La casa, con la minaccia Coronavirus, sembra essere il luogo più sicuro, un nido all’interno del quale trovare protezione e garanzie. In alcuni Paesi e in alcune situazioni, però, non è così. Vi sono per esempio zone, in Africa, dove, proprio nelle ultime settimane, le piogge torrenziali hanno inondato strade e abitazioni che si sono rivelate così in tutta la loro debolezza e precarietà.
72 morti, 4 dispersi, quasi 1000 case distrutte, più di 200 ettari di colture spazzate a causa delle inondazioni: questo è il tragico bilancio registrato solo nelle regioni nord-occidentali del Rwanda dal Dipartimento di Gestione delle Emergenze. I problemi legati alla stagione delle piogge sono frequenti nel Paese dell’Africa orientale ma un disastro di tale portata erano anni che non si registrava.
Il distretto più colpito quest’anno è stato quello di Gakenke: proprio qui, infatti, sono morti anche otto membri della stessa famiglia a causa di una frana che ha sommerso la loro casa. Secondo Deogratias Nzamwita, sindaco di questo distretto, più di 500 famiglie stanno attualmente facendo i conti con i gravi problemi legati alle fitte e incessanti piogge.

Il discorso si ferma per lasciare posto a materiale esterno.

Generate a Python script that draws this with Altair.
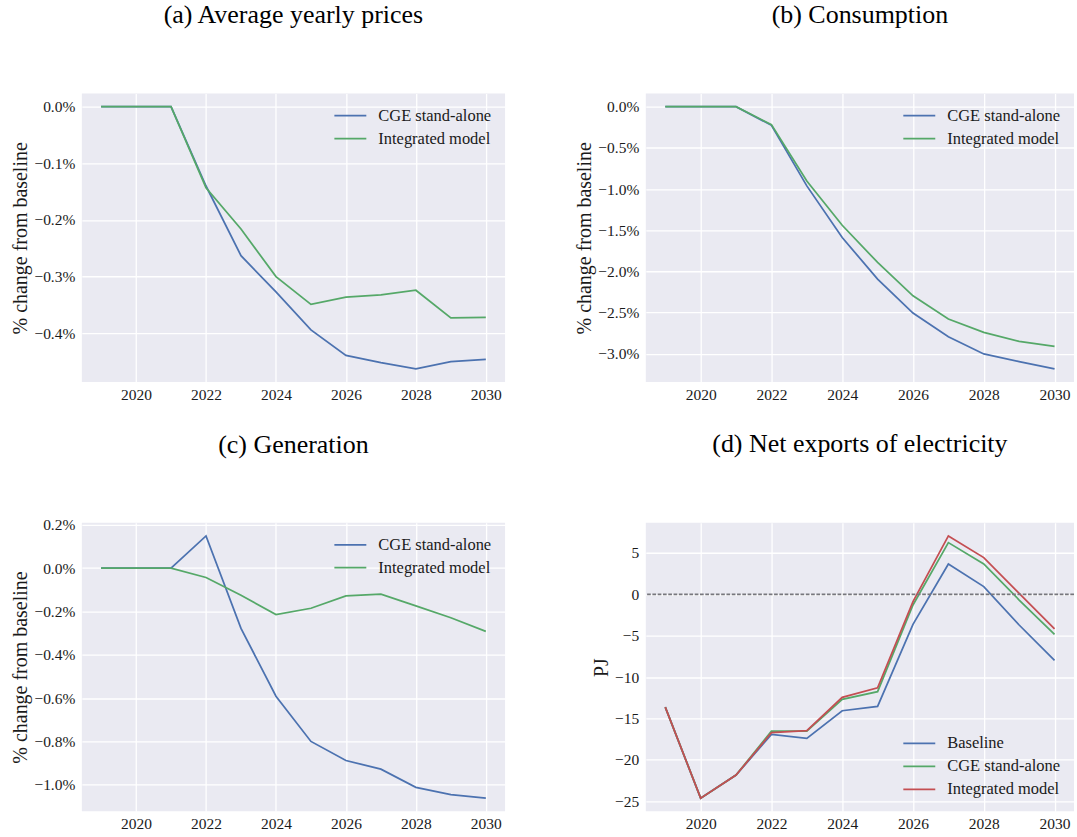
import altair as alt
import pandas as pd

# ---- data -----------------------------------------------------------------
years = list(range(2019, 2031))

# (a) average yearly prices, % change from baseline
prices_cge = [0.0, 0.0, 0.0, -0.140, -0.263, -0.327, -0.394, -0.439, -0.452, -0.463, -0.450, -0.446]
prices_int = [0.0, 0.0, 0.0, -0.143, -0.216, -0.300, -0.349, -0.336, -0.332, -0.324, -0.373, -0.372]

# (b) consumption, % change from baseline
cons_cge = [0.0, 0.0, 0.0, -0.226, -0.962, -1.589, -2.095, -2.507, -2.794, -3.004, -3.097, -3.186]
cons_int = [0.0, 0.0, 0.0, -0.218, -0.902, -1.440, -1.892, -2.297, -2.580, -2.742, -2.851, -2.911]

# (c) generation, % change from baseline
gen_cge = [0.0, 0.0, 0.0, 0.149, -0.278, -0.591, -0.800, -0.888, -0.928, -1.012, -1.046, -1.062]
gen_int = [0.0, 0.0, 0.0, -0.043, -0.125, -0.214, -0.185, -0.128, -0.120, -0.174, -0.229, -0.292]

# (d) net exports of electricity, PJ
nx_base = [-13.63, -24.64, -21.85, -16.94, -17.42, -14.07, -13.55, -3.63, 3.67, 0.93, -3.71, -7.98]
nx_cge = [-13.63, -24.64, -21.85, -16.53, -16.53, -12.70, -11.77, -1.29, 6.25, 3.67, -0.69, -4.84]
nx_int = [-13.63, -24.64, -21.85, -16.73, -16.49, -12.46, -11.29, -0.89, 7.06, 4.44, 0.12, -4.19]

x_ticks = [2020, 2022, 2024, 2026, 2028, 2030]
ticks_a = [0.0, -0.1, -0.2, -0.3, -0.4]
ticks_b = [0.0, -0.5, -1.0, -1.5, -2.0, -2.5, -3.0]
ticks_c = [0.2, 0.0, -0.2, -0.4, -0.6, -0.8, -1.0]
ticks_d = [5, 0, -5, -10, -15, -20, -25]

two_names = ["CGE stand-alone", "Integrated model"]
three_names = ["Baseline", "CGE stand-alone", "Integrated model"]
BLUE, GREEN, RED = "#4C72B0", "#55A868", "#C44E52"

SERIF = "Liberation Serif"
PCT = "format(datum.value, '.1f') + '%'"
W1, W2, H = 424, 429, 289


def panel(title, series, names, colors, yticks, ytitle, label_expr,
          legend_orient, width, zero_line=False, title_offset=45):
    rows = []
    for name, vals in zip(names, series):
        for yr, v in zip(years, vals):
            rows.append({"year": yr, "value": v, "series": name})
    df = pd.DataFrame(rows)

    # 5% padding around the data range on both axes
    allv = [v for s in series for v in s]
    lo, hi = min(allv), max(allv)
    pad = 0.05 * (hi - lo)
    xpad = 0.05 * (years[-1] - years[0])

    x = alt.X("year:Q",
              scale=alt.Scale(domain=[years[0] - xpad, years[-1] + xpad], nice=False, zero=False),
              axis=alt.Axis(values=x_ticks, format="d", title=None))
    y_axis = dict(values=yticks, title=ytitle)
    if label_expr:
        y_axis["labelExpr"] = label_expr
    else:
        y_axis["format"] = "d"
    y = alt.Y("value:Q",
              scale=alt.Scale(domain=[lo - pad, hi + pad], nice=False, zero=False),
              axis=alt.Axis(**y_axis))

    lines = alt.Chart(df).mark_line(strokeWidth=1.75).encode(
        x=x,
        y=y,
        color=alt.Color("series:N",
                        scale=alt.Scale(domain=names, range=colors),
                        legend=alt.Legend(title=None, orient=legend_orient, offset=13)),
    )
    chart = lines
    if zero_line:
        rule = alt.Chart(pd.DataFrame({"value": [0]})).mark_rule(
            color="#77777d", strokeWidth=1.8, strokeDash=[3.7, 1.6]
        ).encode(y=y)
        chart = alt.layer(lines, rule)
    return chart.properties(
        width=width, height=H,
        title=alt.TitleParams(text=title, font=SERIF, fontSize=26, fontWeight="normal",
                              color="black", anchor="middle", baseline="alphabetic",
                              offset=title_offset),
    )


a = panel("(a) Average yearly prices", [prices_cge, prices_int], two_names, [BLUE, GREEN],
          ticks_a, "% change from baseline", PCT, "top-right", W1)
b = panel("(b) Consumption", [cons_cge, cons_int], two_names, [BLUE, GREEN],
          ticks_b, "% change from baseline", PCT, "top-right", W2)
c = panel("(c) Generation", [gen_cge, gen_int], two_names, [BLUE, GREEN],
          ticks_c, "% change from baseline", PCT, "top-right", W1, title_offset=39)
d = panel("(d) Net exports of electricity", [nx_base, nx_cge, nx_int], three_names,
          [BLUE, GREEN, RED], ticks_d, "PJ", None, "bottom-right", W2, zero_line=True)

chart = alt.concat(a, b, c, d, columns=2, spacing=141, bounds="flush").resolve_scale(
    color="independent",
).resolve_legend(
    color="independent",
).properties(
    padding={"left": 10, "top": 1, "right": 2, "bottom": 5},
).configure_view(
    fill="#EAEAF2", stroke=None,
).configure_axis(
    domain=False, ticks=False, grid=True, gridColor="white", gridWidth=1.3,
    labelFont=SERIF, labelFontSize=15.5, labelColor="#1a1a1a",
    titleFont=SERIF, titleFontSize=20, titleFontWeight="normal", titleColor="#1a1a1a",
).configure_axisX(
    labelPadding=5,
).configure_axisY(
    labelPadding=7, titlePadding=3,
).configure_legend(
    symbolType="M-2,0L2,0", symbolSize=256, symbolStrokeWidth=1.75,
    labelFont=SERIF, labelFontSize=16.5, labelColor="#1a1a1a",
    labelOffset=19, rowPadding=5, padding=0,
)

chart.save("out.html", embed_options={"renderer": "svg", "actions": False})
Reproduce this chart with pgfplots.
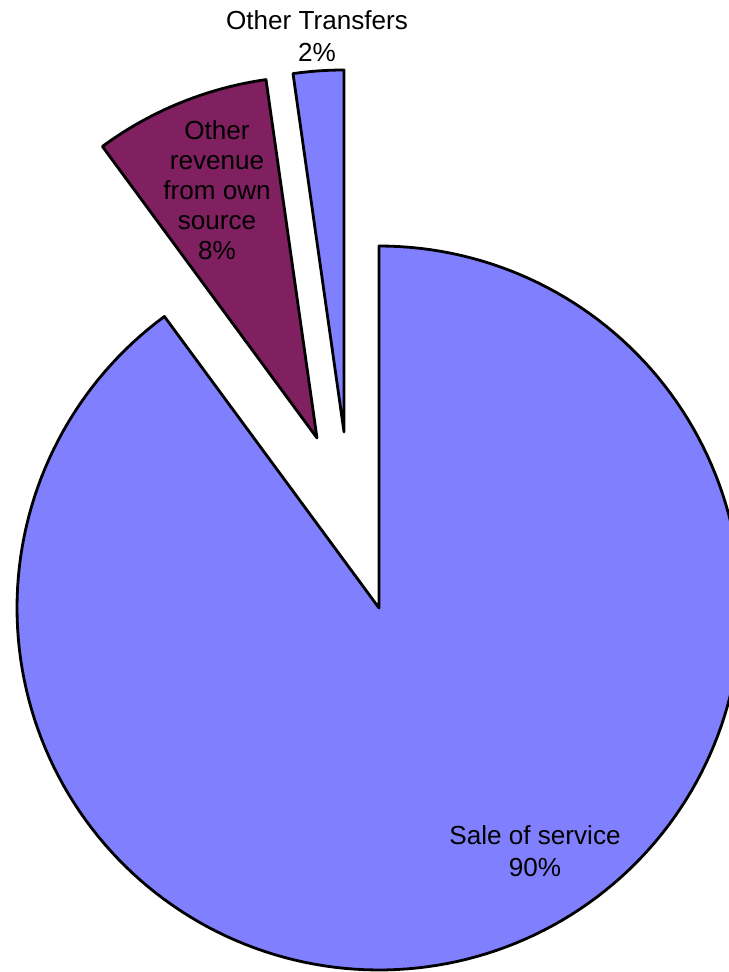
\documentclass[border=0pt]{standalone}
\usepackage{fontspec}
\setmainfont{Liberation Sans}
\usepackage{pgfplots}
\pgfplotsset{compat=1.18}
\definecolor{periw}{RGB}{128,128,255}
\definecolor{plum}{RGB}{128,32,96}
\begin{document}
\begin{tikzpicture}
% shares in percent
\def\pSale{89.9}\def\pOwn{7.85}\def\pTrans{2.25}
\pgfmathsetmacro{\aA}{90}
\pgfmathsetmacro{\aB}{90+3.6*\pTrans}
\pgfmathsetmacro{\aC}{\aB+3.6*\pOwn}
\pgfmathsetmacro{\aD}{\aC+3.6*\pSale}
\begin{axis}[scale only axis, width=364.5bp, height=486bp,
  xmin=0, xmax=729, ymin=0, ymax=972, axis lines=none, clip=true,
  samples=200, line join=round]
\addplot[draw=black, line width=1.4bp, fill=periw, domain=\aC:\aD]
  ({379+362*cos(x)},{364+362*sin(x)}) -- (axis cs:379,364) -- cycle;
\addplot[draw=black, line width=1.4bp, fill=plum, domain=\aB:\aC]
  ({317+362*cos(x)},{534+362*sin(x)}) -- (axis cs:317,534) -- cycle;
\addplot[draw=black, line width=1.4bp, fill=periw, domain=\aA:\aB]
  ({344+362*cos(x)},{540+362*sin(x)}) -- (axis cs:344,540) -- cycle;
\node[font=\fontsize{13.1}{16}\selectfont, align=center] at (axis cs:317,936) {Other Transfers\\2\%};
\node[font=\fontsize{13.1}{15}\selectfont, align=center] at (axis cs:217,782) {Other\\revenue\\from own\\source\\8\%};
\node[font=\fontsize{13.1}{16}\selectfont, align=center] at (axis cs:535,121) {Sale of service\\90\%};
\path (rel axis cs:0,0) rectangle (rel axis cs:1,1);
\end{axis}
\end{tikzpicture}
\end{document}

I feriti e le persone che hanno perso la casa o che non vi possono accedere a causa dei danni arrecati dal maltempo hanno cercato rifugio delle dimore di parenti e amici e molti sono attualmente accolti e curati in alcune scuole dove ricevono assistenza dalla Croce Rossa Ruandese. Si prevede che saranno ricollocati entro due mesi in siti abitativi individuati dal distretto, ha chiarito il sindaco.
Nel frattempo, sempre in Africa orientale, cresce la preoccupazione per il Kenya dove le dighe a monte del fiume Tana, stanno registrando livelli record di acqua, facendo aumentare il pericolo per la città di Hola e in generale per le contee di Tana River e Garissa.
Nel Paese le alluvioni hanno comunque già lasciato una scia di morte: a fine aprile si sono registrati almeno cento decessi e oltre 1.800 famiglie sono state evacuate nelle regioni del Kenya occidentale dove, nella Contea di Bomet, si è anche aperta una dolina: una bomba d’acqua ha così invaso numerosi villaggi.
Particolarmente colpita anche la città di Kisumu, situata sulle sponde del lago Vittoria, dove numerose case e attività commerciali sono stati devastate dalla fuoriuscita dell’acqua. Le acque del Lago Vittoria sono infatti salite a 13,43 metri: un record assoluto. Solo nel maggio 1964 si era registrato un livello così elevato. Sul bacino si affacciano tre Paesi: Uganda, Kenya e Tanzania e tutti questi Paesi hanno fatto i conti con i danni causati dalle esondazioni.
Ma non è finita: anche in Repubblica Democratica del Congo le piogge torrenziali hanno sommerso le cittadine di Uvira, Kalemie-Kirungu, Manono, Kongolo, Kamina e Goma causando decine di morti. La posizione di Ulvira ha decisamente giocato a sfavore per i suoi abitanti: si tratta infatti di una cittadina che sorge nella regione del Sud Kivu sul Lago Tanganika ed è attraversata da tre grandi fiumi.
Un comunicato della Direzione generale dei Saveriani, missionari presenti da più di 50 anni in loco, parla di «perdite di decine di vite umane di cui non si sa ancora il numero esatto perché molte persone mancano tuttora all’appello, alcune ancora seppellite dal fango e altre trascinate dall’acqua nel lago Tanganika; strade interrotte e ponti caduti; più di 3.500 case distrutte». Secondo i dati ufficiali, 77.790 persone, appartenenti a circa 5.500 famiglie, sono rimaste coinvolte nell’alluvione.
Tutto questo in un momento in cui la popolazione è invitata a stare a casa per prevenire il dilagare dell’epidemia da Coronavirus. Inoltre, viste le precarie condizioni di igiene in cui vivono numerose persone in determinati quartieri, aumenta anche il rischio di colera e infezioni di altro tipo.
E sembra, purtroppo, che non sia ancora finita: i meteorologi prevedono che le precipitazioni, più forti del solito, continueranno per tutto il mese di maggio. La stagione delle piogge dura infatti normalmente fino a giugno.